Balabanlilar and the CTE Faculty Fellows will host an informational session Oct. 22 at 5 p.m. at Valhalla for everyone interested in learning more about the design competition. Proposals are due Jan. 19 at noon and winners will be announced Jan. 28. All creative work on the libraries must be completed by April 8.

We’re hoping for structural innovation, not just decorative work. We want it to be reimagined.

Few limitations constrain the design competition, but teams must include at least one Rice student and their project should cost no more than $400, inclusive of all materials. Submissions must include a written description of the proposed modification to the Little Free Libraries and a sketch of the project.

The competition jury will choose three winning teams, each designing one of the libraries, which must maintain their essential function while also taking into account both Houston’s weather and daily wear and tear from public use.

The competition features a panel of judges from across campus including University Architect George Ristow; Vice Provost and University Librarian Sara Lowman; Lisa Lapinski, associate professor of sculpture in the Department of Visual and Dramatic Arts; Joseph Campana, the William Shakespeare Professor of English and director of the Center for Environmental Studies; and Nonya Grenadier, professor in the practice of architecture

Currently, each of the three libraries — located outside Valhalla, in the hammock grove outside Fondren Library and in the central quad outside Brochstein Pavilion — have sloping roofs painted a cheery red color atop a gray box with a single shelf. But the judges will look for designs that involve more creativity than a simple paint job.

Little Free Libraries design competition flyer

“We’re hoping for structural innovation, not just decorative work,” Balabanlilar said. We don't want to have somebody just say, ‘Oh, I'm going to paint some pink flowers.’ We want it to be reimagined.”

More than anything, Balabanlilar said they hope the designs will consider the playful spirit of the Little Free Libraries: reading purely for pleasure.

“We don’t want people putting textbooks in the libraries,” said Balabanlilar, who’s an advocate of the slow learning movement that encourages educators and students alike to take their time engaging with fewer — and deeper — projects. “I think it’s so important for people to step back and just cogitate, so fundamentally that is what the Little Free Libraries are supporting — just like hammocks that the (architecture students) put up.”
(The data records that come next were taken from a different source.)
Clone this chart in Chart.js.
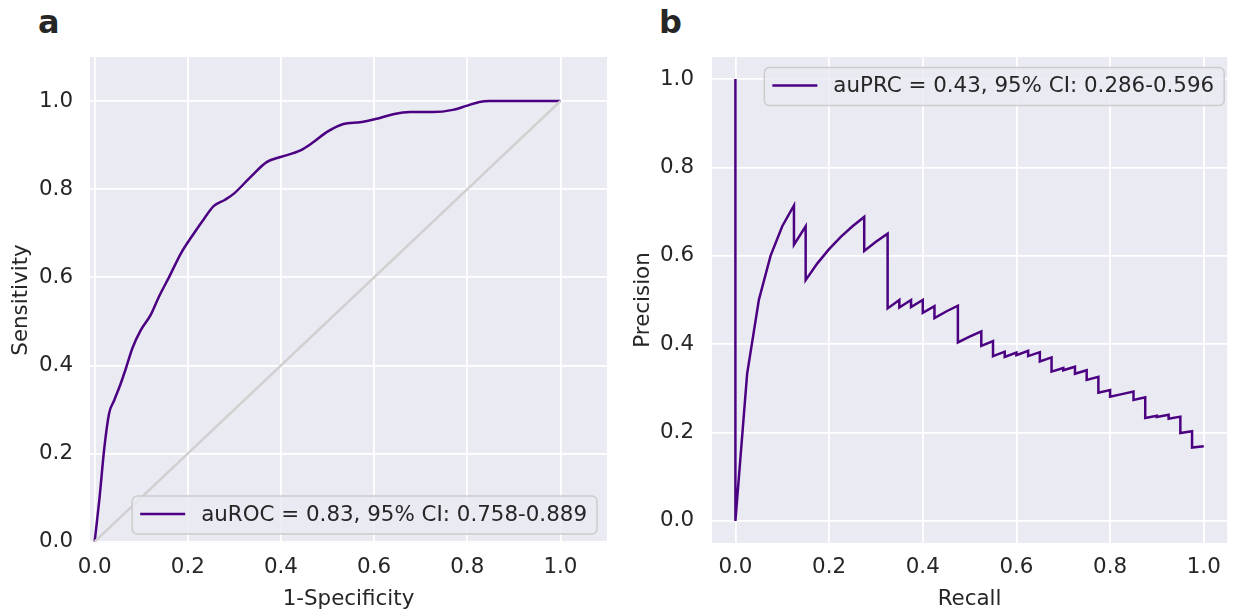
<!DOCTYPE html>
<html>
<head>
<meta charset="utf-8">
<script src="https://cdn.jsdelivr.net/npm/chart.js@4.4.1/dist/chart.umd.min.js"></script>
<style>
    html, body { margin: 0; padding: 0; background: #ffffff; }
    body { width: 1233px; height: 615px; position: relative; overflow: hidden; }
    .panel { position: absolute; top: 0; }
    .letter {
        position: absolute;
        font: bold 32px "DejaVu Sans", sans-serif;
        line-height: 32px;
        color: #262626;
    }
</style>
</head>
<body>
<div class="letter" style="left:38px; top:6px;">a</div>
<div class="letter" style="left:659px; top:6px;">b</div>
<canvas id="rocChart" class="panel" style="left:0px;" width="616" height="615"></canvas>
<canvas id="prChart" class="panel" style="left:616px;" width="617" height="615"></canvas>
<script>
// ROC curve (1-specificity vs sensitivity)
const rocFpr = [0, 0.01, 0.021, 0.031, 0.042, 0.056, 0.067, 0.081, 0.099, 0.12,
    0.138, 0.16, 0.185, 0.21, 0.235, 0.256, 0.28, 0.299, 0.335, 0.37,
    0.399, 0.442, 0.47, 0.499, 0.534, 0.57, 0.606, 0.641, 0.677, 0.726,
    0.769, 0.798, 0.826, 0.848, 1.0];
const rocTpr = [0, 0.095, 0.215, 0.291, 0.321, 0.359, 0.393, 0.439, 0.48, 0.514,
    0.556, 0.601, 0.654, 0.695, 0.733, 0.762, 0.776, 0.79, 0.828, 0.862,
    0.873, 0.888, 0.907, 0.93, 0.948, 0.952, 0.96, 0.97, 0.975, 0.975,
    0.98, 0.989, 0.998, 1.0, 1.0];

// chance diagonal
const chanceX = [0, 1];
const chanceY = [0, 1];

// precision-recall curve
const prRecall = [0, 0, 0.025, 0.05, 0.075, 0.1, 0.125, 0.125, 0.15, 0.15,
    0.175, 0.2, 0.225, 0.25, 0.275, 0.275, 0.3, 0.325, 0.325, 0.35,
    0.35, 0.375, 0.375, 0.4, 0.4, 0.425, 0.425, 0.45, 0.475, 0.475,
    0.5, 0.525, 0.525, 0.55, 0.55, 0.575, 0.575, 0.6, 0.6, 0.625,
    0.625, 0.65, 0.65, 0.675, 0.675, 0.7, 0.7, 0.725, 0.725, 0.75,
    0.75, 0.775, 0.775, 0.8, 0.8, 0.825, 0.85, 0.85, 0.875, 0.875,
    0.9, 0.9, 0.925, 0.925, 0.95, 0.95, 0.975, 0.975, 1.0];
const prPrecision = [1.0, 0.0, 0.333, 0.5, 0.6, 0.667, 0.714, 0.625, 0.667, 0.545,
    0.583, 0.615, 0.643, 0.667, 0.688, 0.611, 0.632, 0.65, 0.481, 0.5,
    0.483, 0.5, 0.484, 0.5, 0.471, 0.486, 0.459, 0.474, 0.487, 0.404,
    0.417, 0.429, 0.396, 0.407, 0.373, 0.383, 0.371, 0.381, 0.375, 0.385,
    0.373, 0.382, 0.361, 0.37, 0.338, 0.346, 0.341, 0.349, 0.333, 0.341,
    0.319, 0.326, 0.29, 0.296, 0.281, 0.287, 0.293, 0.274, 0.28, 0.233,
    0.238, 0.235, 0.24, 0.231, 0.236, 0.199, 0.203, 0.166, 0.169];

const tickValues = [0, 0.2, 0.4, 0.6, 0.8, 1.0];
const rocLabel = 'auROC = 0.83, 95% CI: 0.758-0.889';
const prLabel = 'auPRC = 0.43, 95% CI: 0.286-0.596';

const FONT = '"DejaVu Sans", sans-serif';
const TEXT = '#262626';
const CURVE = '#4b0082';

const toPoints = (xs, ys) => xs.map((x, i) => ({ x, y: ys[i] }));

// fill the plot area like seaborn's darkgrid
const plotBackground = {
    id: 'plotBackground',
    beforeDraw(chart) {
        const { ctx, chartArea: a } = chart;
        ctx.save();
        ctx.fillStyle = '#eaeaf2';
        ctx.fillRect(a.left, a.top, a.right - a.left, a.bottom - a.top);
        ctx.restore();
    }
};

// legend drawn inside the axes, matplotlib style
const insideLegend = {
    id: 'insideLegend',
    afterDatasetsDraw(chart, args, opts) {
        const { ctx, chartArea: a } = chart;
        const ds = chart.data.datasets[opts.index];
        ctx.save();
        ctx.font = '21.4px ' + FONT;
        const textW = ctx.measureText(ds.label).width;
        const w = 69 + textW + 10;
        const h = 38;
        const x = a.right - opts.marginX - w;
        const y = opts.top ? a.top + opts.marginY : a.bottom - opts.marginY - h;

        ctx.beginPath();
        ctx.roundRect(x, y, w, h, 5);
        ctx.fillStyle = 'rgba(234, 234, 242, 0.8)';
        ctx.fill();
        ctx.strokeStyle = '#cccccc';
        ctx.lineWidth = 1.5;
        ctx.stroke();

        ctx.beginPath();
        ctx.moveTo(x + 8, y + h / 2 - 1);
        ctx.lineTo(x + 53, y + h / 2 - 1);
        ctx.strokeStyle = ds.borderColor;
        ctx.lineWidth = 2.5;
        ctx.stroke();

        ctx.fillStyle = TEXT;
        ctx.textBaseline = 'middle';
        ctx.textAlign = 'left';
        ctx.fillText(ds.label, x + 69, y + h / 2);
        ctx.restore();
    }
};

function axis(min, max, title, size, tickPad, titlePad) {
    return {
        type: 'linear',
        min: min,
        max: max,
        afterBuildTicks: (scale) => {
            scale.ticks = tickValues.map(v => ({ value: v }));
        },
        afterFit: (scale) => {
            if (scale.isHorizontal()) scale.height = size;
            else scale.width = size;
        },
        grid: { color: '#ffffff', lineWidth: 1.75, drawTicks: false },
        border: { display: false },
        ticks: {
            padding: tickPad,
            color: TEXT,
            font: { family: FONT, size: 21.4 },
            maxRotation: 0,
            autoSkip: false,
            callback: (v) => Number(v).toFixed(1)
        },
        title: {
            display: true,
            text: title,
            color: TEXT,
            font: { family: FONT, size: 21.4 },
            padding: titlePad
        }
    };
}

function makeChart(id, datasets, scales, padding, legendOpts) {
    const ctx = document.getElementById(id).getContext('2d');
    return new Chart(ctx, {
        type: 'scatter',
        data: { datasets },
        options: {
            responsive: false,
            animation: false,
            layout: { padding },
            scales,
            plugins: {
                legend: { display: false },
                tooltip: { enabled: false },
                insideLegend: legendOpts
            }
        },
        plugins: [plotBackground, insideLegend]
    });
}

makeChart('rocChart', [
    {
        label: 'chance',
        data: toPoints(chanceX, chanceY),
        showLine: true,
        borderColor: '#d0d0d0',
        borderWidth: 2.5,
        pointRadius: 0
    },
    {
        label: rocLabel,
        data: toPoints(rocFpr, rocTpr),
        showLine: true,
        borderColor: CURVE,
        borderWidth: 2.5,
        pointRadius: 0,
        cubicInterpolationMode: 'monotone'
    }
], {
    x: axis(-0.01, 1.1, '1-Specificity', 72, 12, { top: 0, bottom: 3 }),
    y: axis(-0.003, 1.1, 'Sensitivity', 90, 17, { top: 9, bottom: 0 })
}, { top: 57, right: 9, left: 0, bottom: 0 }, { index: 1, top: false, marginX: 10, marginY: 9 });

makeChart('prChart', [
    {
        label: prLabel,
        data: toPoints(prRecall, prPrecision),
        showLine: true,
        borderColor: CURVE,
        borderWidth: 2.5,
        pointRadius: 0
    }
], {
    x: axis(-0.05, 1.05, 'Recall', 72, 12, { top: 0, bottom: 3 }),
    y: axis(-0.05, 1.05, 'Precision', 96, 18, { top: 15, bottom: 0 })
}, { top: 57, right: 5, left: 0, bottom: 0 }, { index: 0, top: true, marginX: 3, marginY: 10.5 });
</script>
</body>
</html>
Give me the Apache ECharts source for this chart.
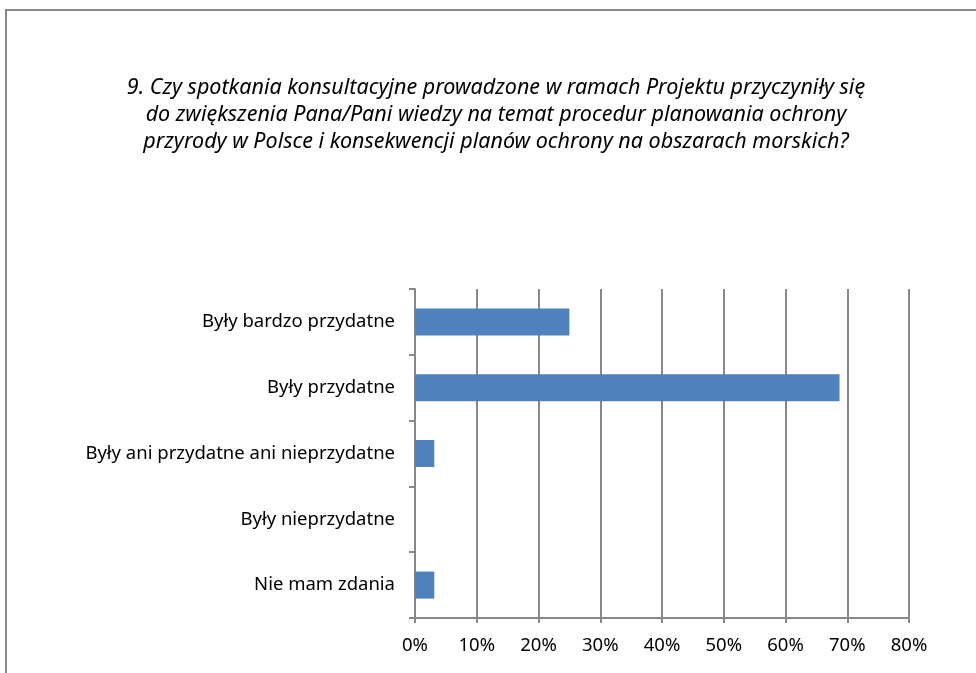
<!DOCTYPE html>
<html><head><meta charset="utf-8">
<script src="https://cdn.jsdelivr.net/npm/echarts@6/dist/echarts.min.js"></script>
<style>html,body{margin:0;padding:0;background:#fff}#c{width:976px;height:673px}</style>
</head><body><div id="c"></div>
<script>
const categories = ['Były bardzo przydatne','Były przydatne','Były ani przydatne ani nieprzydatne','Były nieprzydatne','Nie mam zdania'];
const values = [25, 68.75, 3.125, 0, 3.125];
const xTicks = [0,10,20,30,40,50,60,70,80];
const titleText = '9. Czy spotkania konsultacyjne prowadzone w ramach Projektu przyczyniły się\ndo zwiększenia Pana/Pani wiedzy na temat procedur planowania ochrony\nprzyrody w Polsce i konsekwencji planów ochrony na obszarach morskich?';

const chart = echarts.init(document.getElementById('c'));
chart.setOption({
  animation:false,
  backgroundColor:'#fff',
  title:{text:titleText,left:491,top:69,textAlign:'center',
    textStyle:{fontFamily:'Noto Sans',fontStyle:'italic',fontWeight:'normal',fontSize:21.5,lineHeight:27,color:'#000'}},
  graphic:[{type:'rect',shape:{x:6,y:10,width:1000,height:700},style:{fill:'none',stroke:'#888',lineWidth:2}}],
  grid:{left:415,right:67,top:289,bottom:55,containLabel:false},
  xAxis:{type:'value',min:0,max:80,interval:10,
    axisLine:{show:true,lineStyle:{color:'#888',width:2}},
    axisTick:{show:true,length:5,lineStyle:{color:'#888',width:2}},
    splitLine:{show:true,lineStyle:{color:'#888',width:2}},
    axisLabel:{formatter:v=>v+'%',fontFamily:'Noto Sans',fontSize:18.5,color:'#000',margin:18}},
  yAxis:{type:'category',inverse:true,data:categories,
    axisLine:{show:true,lineStyle:{color:'#888',width:2}},
    axisTick:{show:true,length:6,lineStyle:{color:'#888',width:2}},
    axisLabel:{fontFamily:'Noto Sans',fontSize:18.5,color:'#000',margin:20}},
  series:[{type:'bar',data:values,barWidth:27,itemStyle:{color:'#4F81BD',borderWidth:0}}]
});
</script></body></html>
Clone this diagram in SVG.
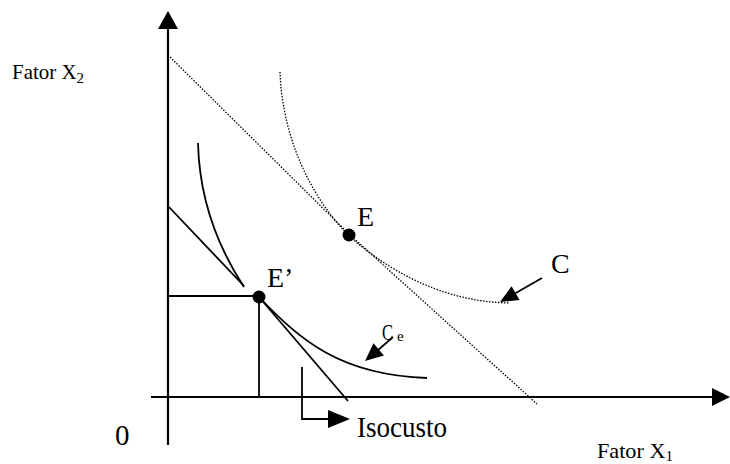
<svg xmlns="http://www.w3.org/2000/svg" width="730" height="464" viewBox="0 0 730 464">
  <style>
    text { font-family: "Liberation Serif", Tinos, "Times New Roman", "DejaVu Serif", serif; fill: #000; }
    .solid { fill: none; stroke: #000; stroke-width: 1.8; }
    .axis { fill: none; stroke: #000; stroke-width: 2.2; }
    .dot { fill: none; stroke: #000; stroke-width: 1.3; stroke-dasharray: 1.5 1.5; }
    .head { fill: #000; stroke: none; }
  </style>
  <rect width="730" height="464" fill="#fff"/>

  <g id="axes">
    <line class="axis" x1="168" y1="28" x2="168" y2="445"/>
    <polygon class="head" points="168,11 158,29 178,29"/>
    <line class="axis" x1="151" y1="397" x2="713" y2="397"/>
    <polygon class="head" points="730,397 712,388 712,406"/>
  </g>

  <g id="isocost-dotted">
    <polyline class="dot" points="170,57 349,234 537,404"/>
  </g>

  <g id="curve-C">
    <path class="dot" d="M280,72 C282,130 305,190 348,235 C385,268 440,302 510,303"/>
  </g>

  <g id="isocost-solid">
    <line class="solid" x1="169" y1="207" x2="244" y2="286"/>
    <line class="solid" x1="259" y1="297" x2="348" y2="401"/>
  </g>

  <g id="curve-Ce">
    <path class="solid" d="M198,143 C199,185 210,235 244,287"/>
    <path class="solid" d="M259,297 C300,340 340,375 427,378"/>
  </g>

  <g id="projections">
    <line class="solid" x1="168" y1="296" x2="259" y2="296"/>
    <line class="solid" x1="259" y1="297" x2="259" y2="397"/>
  </g>

  <g id="point-E">
    <circle cx="349" cy="235" r="6.5" fill="#000"/>
    <text x="357" y="226" font-size="28">E</text>
  </g>

  <g id="point-E-prime">
    <circle cx="259" cy="297" r="6.5" fill="#000"/>
    <text x="267" y="287" font-size="28">E’</text>
  </g>

  <g id="label-C">
    <text x="551" y="273" font-size="28">C</text>
  </g>

  <g id="label-Ce">
    <text x="382" y="340" font-size="24" textLength="11" lengthAdjust="spacingAndGlyphs">C</text>
    <text x="397" y="341" font-size="15">e</text>
  </g>

  <g id="label-isocusto">
    <text x="357" y="437" font-size="30" textLength="90" lengthAdjust="spacingAndGlyphs">Isocusto</text>
  </g>

  <g id="label-origin">
    <text x="115" y="445" font-size="29">0</text>
  </g>

  <g id="label-x1">
    <text x="597" y="458" font-size="22" textLength="76" lengthAdjust="spacingAndGlyphs">Fator X<tspan font-size="15" dy="3">1</tspan></text>
  </g>

  <g id="label-x2">
    <text x="12" y="79" font-size="21" textLength="72" lengthAdjust="spacingAndGlyphs">Fator X<tspan font-size="15" dy="4">2</tspan></text>
  </g>

  <g id="connectors">
    <line class="solid" x1="542" y1="278" x2="514" y2="294"/>
    <polygon class="head" points="500,302 519.6,300 511.6,286.2"/>
    <line class="solid" x1="393" y1="337" x2="377" y2="351"/>
    <polygon class="head" points="365,361 383.9,355.4 373.5,343.2"/>
    <polyline class="solid" points="302,367 302,419 330,419"/>
    <polygon class="head" points="350,419 328,410 328,428"/>
  </g>
</svg>
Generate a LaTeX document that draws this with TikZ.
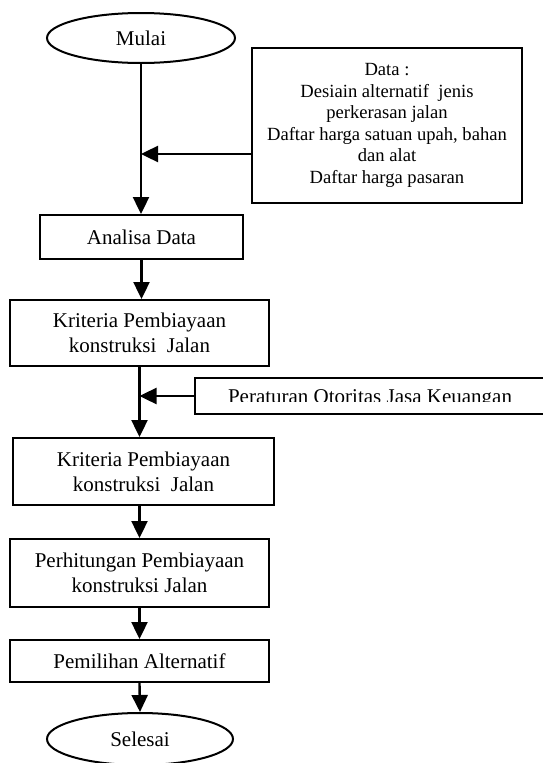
\documentclass[tikz,border=0pt]{standalone}
\usepackage{fontspec}
\setmainfont{Liberation Serif}
\usetikzlibrary{shapes.geometric,arrows.meta}
\begin{document}
\begin{tikzpicture}[x=1pt,y=-1pt,
  box/.style={draw,line width=2pt,rectangle,inner sep=0pt,align=center,font=\fontsize{21}{25}\selectfont},
  oval/.style={draw,line width=2pt,ellipse,inner sep=0pt,font=\fontsize{21}{25}\selectfont},
  flow/.style={line width=2.4pt,-{Triangle[width=16pt,length=17pt]}}]
\useasboundingbox (0,0) rectangle (543,763);
\clip (0,0) rectangle (543,763);
\node[oval,minimum width=188pt,minimum height=50pt] (mulai) at (141,38) {Mulai};
\node[box,minimum width=270pt,minimum height=155pt,font=\fontsize{18.6}{21.6}\selectfont] (data) at (387,125.5)
  {Data :\\Desiain alternatif\ \ jenis\\perkerasan jalan\\Daftar harga satuan upah, bahan\\dan alat\\Daftar harga pasaran};
\node[box,minimum width=203pt,minimum height=44pt] (analisa) at (141.5,237) {Analisa Data};
\node[box,minimum width=259pt,minimum height=66pt] (krit1) at (139.5,333) {Kriteria Pembiayaan\\konstruksi\ \ Jalan};
\node[draw,line width=2pt,rectangle,inner sep=0pt,minimum width=406pt,minimum height=36pt,anchor=north west] (aturan) at (194,377) {};
\begin{scope}
  \clip (194,380) rectangle (543,401);
  \node[font=\fontsize{21}{25}\selectfont,anchor=base,inner sep=0pt] (aturantext) at (370,403) {Peraturan Otoritas Jasa Keuangan};
\end{scope}
\node[box,minimum width=261pt,minimum height=67pt] (krit2) at (143.5,471.5) {Kriteria Pembiayaan\\konstruksi\ \ Jalan};
\node[box,minimum width=259pt,minimum height=68pt] (hitung) at (139.5,573) {Perhitungan Pembiayaan\\konstruksi Jalan};
\node[box,minimum width=259pt,minimum height=42pt] (pilih) at (139.5,661) {Pemilihan Alternatif};
\node[oval,minimum width=186pt,minimum height=52pt] (selesai) at (140,739) {Selesai};
\coordinate (level1) at (0,154);
\coordinate (dataout) at (data.west |- level1);
\coordinate (j1) at (mulai.south |- level1);
\coordinate (j2) at (krit1.south |- aturan.west);
\draw[flow] (mulai.south) -- (mulai.south |- analisa.north);
\draw[flow] (dataout) -- (j1);
\draw[flow] (analisa.south) -- (analisa.south |- krit1.north);
\draw[flow] (krit1.south) -- (krit1.south |- krit2.north);
\draw[flow] (aturan.west) -- (j2);
\draw[flow] (krit2.south -| hitung.north) -- (hitung.north);
\draw[flow] (hitung.south) -- (pilih.north);
\draw[flow] (pilih.south) -- (selesai.north);
\end{tikzpicture}
\end{document}
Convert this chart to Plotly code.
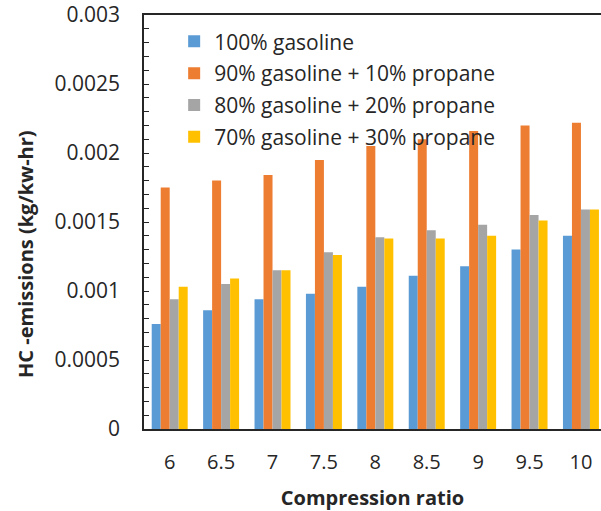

In addition to the new creative work taking place on the libraries next semester, Balabanlilar and the CTE Faculty Fellows will also host a faculty book drive to fill each one with freshly donated reads to match their fresh looks. Professors will be asked to personalize or inscribe books that are meaningful to them, Balabanlilar said.

“Again, not academic books,” she said. “Not textbooks, but books that maybe caused them to think about the world differently, or about themselves differently, or just gave them a fun afternoon on a rainy day. Reading doesn't always have to be super meaningful; sometimes just relaxing is enough.”